Repeat everything from the first line of the listing below through the line that contains "import plotly.graph_objects as go", exactly. Leave out pictures.
BEGIN
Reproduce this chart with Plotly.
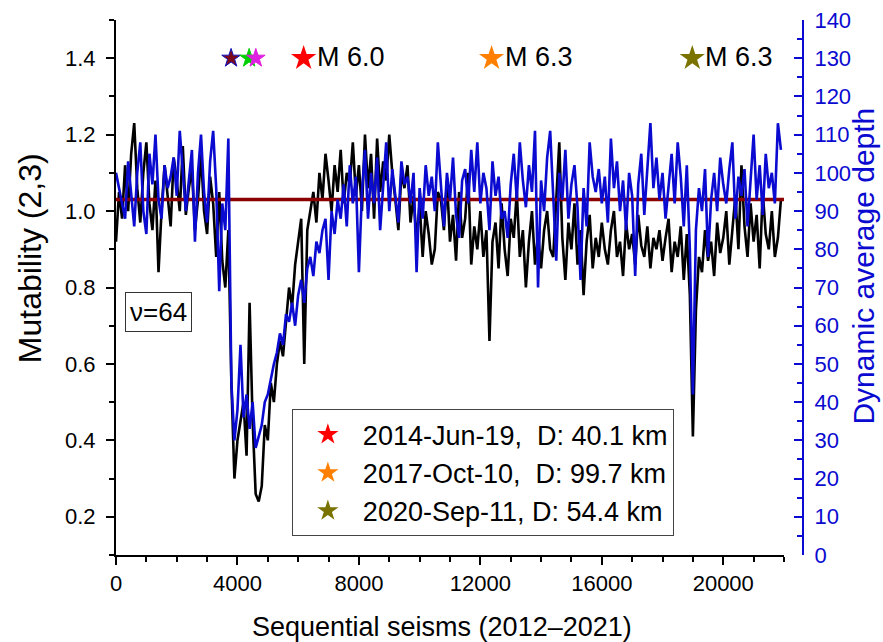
import plotly.graph_objects as go

# ---------------- data ----------------
seism_step = 100
mutability = [
    0.92, 1.05, 0.98, 1.12, 1.00, 1.15, 1.23, 1.06, 0.97, 1.10, 1.18, 1.02, 0.95, 1.08, 0.84, 1.00, 1.12, 1.04, 0.96, 1.14,
    1.08, 1.00, 1.17, 0.99, 1.06, 1.11, 0.95, 1.03, 1.15, 1.00, 0.94, 1.09, 1.02, 0.88, 1.05, 0.87, 0.80, 0.95, 0.55, 0.30,
    0.40, 0.45, 0.50, 0.36, 0.76, 0.45, 0.26, 0.24, 0.28, 0.44, 0.40, 0.55, 0.50, 0.60, 0.66, 0.62, 0.72, 0.80, 0.75, 0.86,
    0.92, 0.98, 0.60, 0.95, 1.00, 1.05, 0.97, 1.10, 1.03, 1.15, 1.08, 1.00, 1.12, 1.05, 1.16, 1.02, 1.10, 1.07, 1.18, 1.04,
    1.12, 1.00, 1.20, 1.06, 1.15, 0.98, 1.19, 1.05, 1.13, 1.08, 1.20, 1.10, 1.03, 0.95, 1.10, 1.06, 1.12, 0.97, 1.04, 0.92,
    1.02, 0.88, 1.00, 0.94, 0.86, 0.90, 1.05, 1.03, 0.95, 1.08, 0.92, 0.99, 0.87, 1.05, 0.93, 0.98, 1.10, 0.86, 0.96, 0.90,
    1.00, 0.88, 0.95, 0.66, 0.92, 0.97, 0.85, 1.02, 0.90, 0.83, 0.98, 0.93, 1.05, 0.88, 0.95, 0.80, 0.92, 1.00, 0.86, 0.94,
    0.85, 0.95, 1.00, 0.90, 0.88, 1.05, 1.18, 0.93, 0.82, 0.97, 0.90, 1.02, 0.86, 0.95, 0.78, 0.92, 0.99, 0.85, 0.93, 0.88,
    0.97, 0.90, 0.86, 0.95, 1.00, 0.88, 0.92, 0.83, 0.97, 0.90, 0.94, 0.86, 0.99, 0.91, 0.88, 0.96, 0.85, 0.93, 0.90, 0.95,
    0.87, 0.93, 0.98, 0.84, 0.92, 0.88, 0.96, 0.82, 0.94, 0.78, 0.41, 0.74, 0.88, 0.84, 0.95, 0.87, 0.92, 0.83, 0.97, 0.89,
    0.93, 1.00, 0.86, 0.95, 1.04, 0.90, 1.12, 0.96, 0.88, 1.02, 0.92, 0.99, 0.85, 1.05, 0.94, 0.90, 1.00, 0.88, 0.93, 1.03,
]
avg_depth = [
    100, 96, 92, 88, 103, 95, 86, 100, 108, 90, 84, 105, 97, 110, 93, 88, 102, 96, 99, 104,
    94, 111, 101, 90, 98, 106, 82, 100, 110, 95, 87, 103, 111, 96, 69, 92, 85, 109, 45, 30,
    38, 55, 36, 42, 33, 40, 28, 31, 34, 40, 42, 46, 50, 53, 58, 55, 63, 61, 66, 60,
    68, 72, 66, 75, 78, 73, 82, 79, 85, 88, 72, 90, 84, 93, 88, 97, 86, 102, 92, 99,
    74, 95, 106, 88, 100, 92, 104, 85, 98, 108, 90, 101, 94, 87, 103, 97, 99, 92, 100, 74,
    96, 88, 102, 94, 99, 90, 108, 97, 86, 100, 93, 104, 89, 83, 98, 101, 92, 106, 95, 108,
    92, 100, 96, 85, 103, 94, 99, 88, 90, 83, 97, 105, 93, 108, 98, 91, 102, 95, 111, 70,
    98, 90, 104, 111, 95, 77, 100, 93, 106, 88, 97, 102, 91, 72, 96, 86, 108, 99, 95, 101,
    92, 99, 87, 109, 96, 103, 90, 98, 85, 100, 94, 73, 97, 105, 89, 101, 113, 96, 104, 93,
    100, 88, 97, 105, 92, 108, 99, 86, 102, 80, 42, 85, 96, 90, 101, 78, 93, 100, 90, 104,
    97, 92, 101, 108, 88, 99, 94, 101, 86, 98, 110, 93, 102, 89, 105, 96, 100, 92, 113, 106,
]
seism_index = [i * seism_step for i in range(len(mutability))]
mutability_mean = 1.03

# main earthquakes (legend)
eq_index = [6180, 12370, 18980]
eq_level = [1.4, 1.4, 1.4]
eq_mag = ["M 6.0", "M 6.3", "M 6.3"]
eq_name = ["2014-Jun-19,\u00a0 D: 40.1 km", "2017-Oct-10,\u00a0 D: 99.7 km", "2020-Sep-11, D: 54.4 km"]
eq_color = ["#ff0000", "#ff8000", "#7a7300"]

# small foreshock stars
small_index = [3790, 4385, 4605]
small_level = [1.4, 1.4, 1.4]
small_color = ["#7a0a1a", "#00d000", "#e020e0"]
small_line = ["#1010c0", "#00d000", "#e020e0"]

x_range = [0, 22000]
left_range = [0.1, 1.5]
right_range = [0, 140]

# ---------------- figure ----------------
FONT = "Arial, Liberation Sans, sans-serif"
BLUE = "#0a0ad0"

fig = go.Figure()

fig.add_trace(go.Scatter(x=seism_index, y=mutability, mode="lines",
                         line=dict(color="black", width=2.6), showlegend=False))
fig.add_trace(go.Scatter(x=x_range, y=[mutability_mean, mutability_mean], mode="lines",
                         line=dict(color="#8b0000", width=3.5), showlegend=False))
fig.add_trace(go.Scatter(x=seism_index, y=avg_depth, mode="lines", yaxis="y2",
                         line=dict(color=BLUE, width=2.6), showlegend=False))

for xi, yi, c, lc in zip(small_index, small_level, small_color, small_line):
    fig.add_trace(go.Scatter(x=[xi], y=[yi], mode="markers", showlegend=False,
                             marker=dict(symbol="star", size=14, color=c,
                                         line=dict(color=lc, width=1))))

for xi, yi, c, nm, mg in zip(eq_index, eq_level, eq_color, eq_name, eq_mag):
    fig.add_trace(go.Scatter(x=[xi], y=[yi], mode="markers", name=nm,
                             marker=dict(symbol="star", size=19, color=c,
                                         line=dict(width=0))))
    fig.add_annotation(x=xi, y=yi, xref="x", yref="y", text=mg, showarrow=False,
                       xanchor="left", xshift=11, yshift=1,
                       font=dict(family=FONT, size=27, color="black"))

fig.add_annotation(x=0.013, y=0.455, xref="paper", yref="paper", text="\u03bd=64",
                   showarrow=False, xanchor="left", yanchor="middle",
                   font=dict(family=FONT, size=26, color="black"),
                   bordercolor="#333333", borderwidth=1, borderpad=4, bgcolor="white")

# axis titles
fig.add_annotation(x=-0.125, y=0.555, xref="paper", yref="paper", text="Mutability (2,3)",
                   textangle=-90, showarrow=False, xanchor="center", yanchor="middle",
                   font=dict(family=FONT, size=32, color="black"))
fig.add_annotation(x=1.088, y=0.54, xref="paper", yref="paper", text="Dynamic average depth",
                   textangle=-90, showarrow=False, xanchor="center", yanchor="middle",
                   font=dict(family=FONT, size=30, color=BLUE))
fig.add_annotation(x=0.475, y=-0.134, xref="paper", yref="paper",
                   text="Sequential seisms (2012\u20132021)", showarrow=False,
                   xanchor="center", yanchor="middle",
                   font=dict(family=FONT, size=27, color="black"))

fig.update_layout(
    width=883, height=642,
    margin=dict(l=116, r=80, t=20, b=87, autoexpand=False),
    paper_bgcolor="white", plot_bgcolor="white",
    font=dict(family=FONT, size=22, color="black"),
    xaxis=dict(domain=[0, 0.9723], range=x_range, tickmode="linear", tick0=0, dtick=4000,
               tickformat="d", automargin=False,
               ticks="outside", ticklen=8, tickwidth=2, tickcolor="black",
               showline=True, linecolor="black", linewidth=2, showgrid=False, zeroline=False,
               tickfont=dict(family=FONT, size=22, color="black"),
               minor=dict(dtick=1000, ticks="outside", ticklen=5, tickwidth=2, tickcolor="black")),
    yaxis=dict(range=left_range, tickmode="linear", tick0=0.2, dtick=0.2, automargin=False,
               ticks="outside", ticklen=8, tickwidth=2, tickcolor="black",
               showline=True, linecolor="black", linewidth=2, showgrid=False, zeroline=False,
               tickformat=".1f", ticklabelstandoff=6,
               tickfont=dict(family=FONT, size=22, color="black"),
               minor=dict(dtick=0.1, tick0=0.1, ticks="outside", ticklen=5, tickwidth=2,
                          tickcolor="black")),
    yaxis2=dict(range=right_range, overlaying="y", side="right", anchor="free", position=1.0,
                tickmode="linear", tick0=0, dtick=10, automargin=False,
                ticks="inside", ticklen=8, tickwidth=2, tickcolor=BLUE,
                showline=True, linecolor=BLUE, linewidth=2, showgrid=False, zeroline=False,
                ticklabelstandoff=6,
                tickfont=dict(family=FONT, size=22, color=BLUE),
                minor=dict(dtick=5, ticks="inside", ticklen=5, tickwidth=2, tickcolor=BLUE)),
    legend=dict(x=0.256, y=0.272, xanchor="left", yanchor="top",
                bordercolor="#444444", borderwidth=1, bgcolor="white",
                font=dict(family=FONT, size=27, color="black"),
                itemwidth=60, tracegroupgap=0),
)

fig.write_html("out.html")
END
TASK ANSWER:
Reproduce this chart with Plotly.
import plotly.graph_objects as go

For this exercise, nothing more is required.